I have been staring at this blank screen for minutes now. My head is stuffed up and I feel like I am under water. My poor wee brain refuses to function. I have this looming, self-imposed deadline to write this blog and so in a final attempt to break this impasse I have decided to see where a stream of consciousness article might take me.
I think much of my difficulty is due to this flu but not just the physical affects. Because I have not been well I have not been spending time with my Street Hope friends. As I sit here in verbal paralysis I recognize how very much these folks contribute to my life! No one this week has asked me a question which has caught me by surprise. No one has shared of their devastating trials or displayed the indomitable faith in the face of such challenges. I have been left alone in the poverty of my warm suburban home with its rich foods.
Now I am not crying poor me because of my illness (at least not to you I save this whine for my dear wife) but I do cry “Poor me!” at the absence of my friends who so enrich my life. At the same time I feel a sadness, for all those folks whose lives have not been richly nourished by friends like mine.

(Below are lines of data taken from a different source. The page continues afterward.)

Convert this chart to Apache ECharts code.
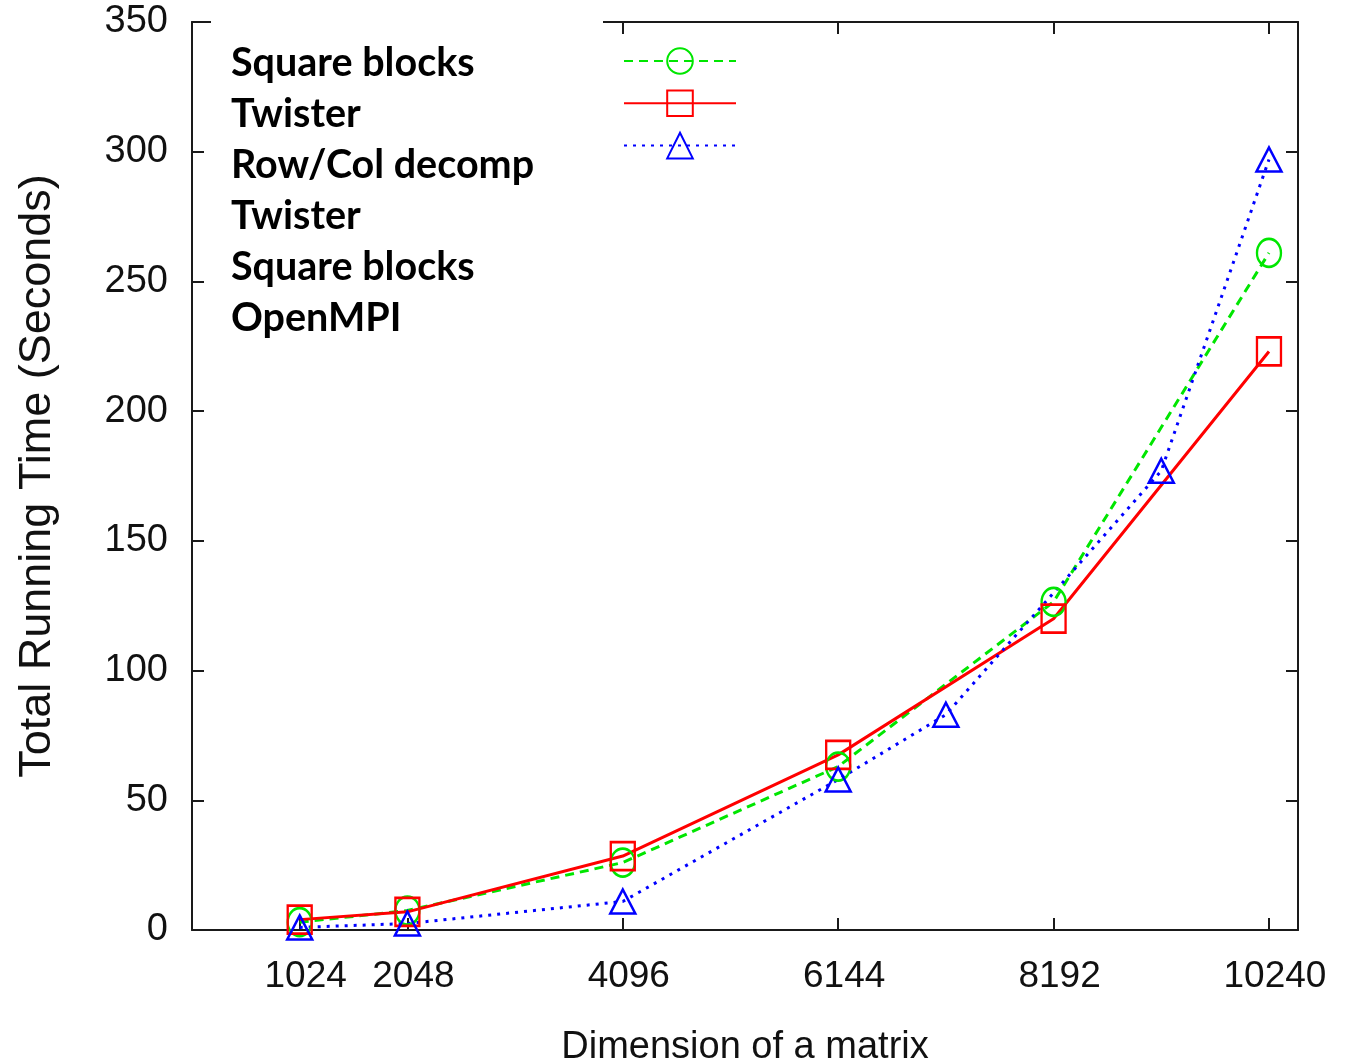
<!DOCTYPE html>
<html>
<head>
<meta charset="utf-8">
<script src="https://cdn.jsdelivr.net/npm/echarts@6/dist/echarts.min.js"></script>
<style>
  html, body { margin: 0; padding: 0; background: #fff; }
  #chart { width: 1351px; height: 1064px; }
</style>
</head>
<body>
<div id="chart"></div>
<script>
// Matrix sizes measured and the running times (seconds) per implementation
const matrixDims = [1024, 2048, 4096, 6144, 8192, 10240];
const rowColDims = [1024, 2048, 4096, 6144, 7168, 9216, 10240];
const squareBlocks = [3, 7.5, 26, 63, 126.5, 261];
const twister = [4, 7, 28.5, 67.5, 120, 223];
const rowColDecomp = [1, 2.5, 11, 58, 83, 177, 297];
const xTicks = [1024, 2048, 4096, 6144, 8192, 10240];
const seriesNames = ['Square blocks', 'Twister', 'Row/Col decomp'];
const noteLines = ['Square blocks', 'Twister', 'Row/Col decomp', 'Twister', 'Square blocks', 'OpenMPI'];

const zip = (xs, ys) => xs.map((x, i) => [x, ys[i]]);

const AXIS_COLOR = '#1a1a1a';
const FONT = "'Liberation Sans', Arial, sans-serif";

const frameLine = { show: true, onZero: false, lineStyle: { color: AXIS_COLOR, width: 2 } };
const innerTick = (vals) => ({
  show: true, inside: true, length: 12,
  lineStyle: { color: AXIS_COLOR, width: 2 },
  ...(vals ? { customValues: vals } : {})
});

const chart = echarts.init(document.getElementById('chart'), null, { renderer: 'canvas' });

const lineSeries = (name, xs, ys, color, dash, symbol, size) => ({
  name, type: 'line', xAxisIndex: 0, yAxisIndex: 0,
  data: zip(xs, ys),
  symbol, symbolSize: size,
  showAllSymbol: true,
  lineStyle: { color, width: 3, type: dash },
  itemStyle: { color: 'rgba(0,0,0,0)', borderColor: color, borderWidth: 2.5 },
  emphasis: { disabled: true },
  animation: false
});

chart.setOption({
  backgroundColor: '#fff',
  animation: false,
  grid: { left: 192, right: 53, top: 22, bottom: 134, outerBoundsMode: 'none' },
  title: {
    text: noteLines.join('\n'),
    left: 231, top: 38, padding: 0, z: 10,
    textStyle: { fontFamily: "Lato, 'Open Sans', sans-serif", fontWeight: 'bold', fontSize: 39.5, lineHeight: 51, color: '#000' }
  },
  legend: {
    orient: 'vertical', left: 623, top: 45, padding: 0,
    itemWidth: 112, itemHeight: 32, itemGap: 12.5,
    selectedMode: false,
    formatter: () => '',
    textStyle: { fontSize: 1 },
    data: seriesNames
  },
  graphic: [{
    type: 'rect', z: 5,
    shape: { x: 211, y: 10, width: 392, height: 340 },
    style: { fill: '#fff' }
  }],
  xAxis: [{
    type: 'value', position: 'bottom', min: 0, max: 10516, interval: 1024,
    name: 'Dimension of a matrix', nameLocation: 'middle', nameGap: 99, nameMoveOverlap: false,
    nameTextStyle: { fontFamily: FONT, fontSize: 38, color: '#111' },
    axisLine: frameLine, axisTick: innerTick(xTicks),
    axisLabel: {
      customValues: xTicks, margin: 28, padding: [0, 0, 0, 12],
      formatter: (v) => String(v),
      fontFamily: FONT, fontSize: 37, color: '#111'
    },
    splitLine: { show: false }
  }, {
    type: 'value', position: 'top', min: 0, max: 10516, interval: 1024,
    axisLine: frameLine, axisTick: innerTick(xTicks),
    axisLabel: { show: false }, splitLine: { show: false }
  }],
  yAxis: [{
    type: 'value', position: 'left', min: 0, max: 350, interval: 50,
    name: 'Total Running Time (Seconds)', nameLocation: 'middle', nameGap: 132, nameMoveOverlap: false,
    nameTextStyle: { fontFamily: FONT, fontSize: 45, color: '#111' },
    axisLine: frameLine, axisTick: innerTick(),
    axisLabel: { margin: 24, fontFamily: FONT, fontSize: 38, color: '#111' },
    splitLine: { show: false }
  }, {
    type: 'value', position: 'right', min: 0, max: 350, interval: 50,
    axisLine: frameLine, axisTick: innerTick(),
    axisLabel: { show: false }, splitLine: { show: false }
  }],
  series: [
    lineSeries(seriesNames[0], matrixDims, squareBlocks, '#00e600', [9, 6], 'circle', [24, 28]),
    lineSeries(seriesNames[1], matrixDims, twister, '#ff0000', 'solid', 'rect', [24, 28]),
    lineSeries(seriesNames[2], rowColDims, rowColDecomp, '#0000ff', [3, 6], 'triangle', [25, 24])
  ]
});
</script>
</body>
</html>
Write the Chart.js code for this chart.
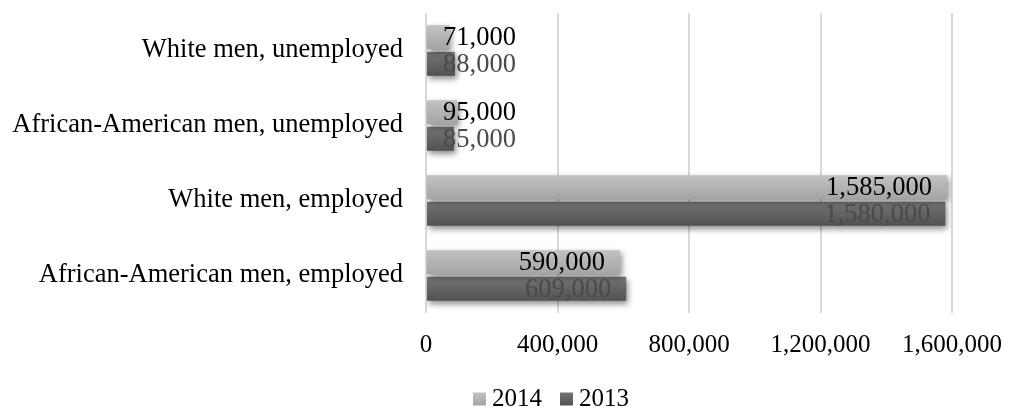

King Wenceslas was right that those who help the poor will themselves find blessing! Paul is right that it is more blessed to give than to receive! I will get better (I write in faith) and I will be with my friends again, but there are so many that do not yet know the poverty of life without the poor. I think I am guilty of keeping the good news to myself. Perhaps you can help by recommending a Wenceslas theology to your friends and I’ll try doing the same. This is the way the Gospel like the flu is spread.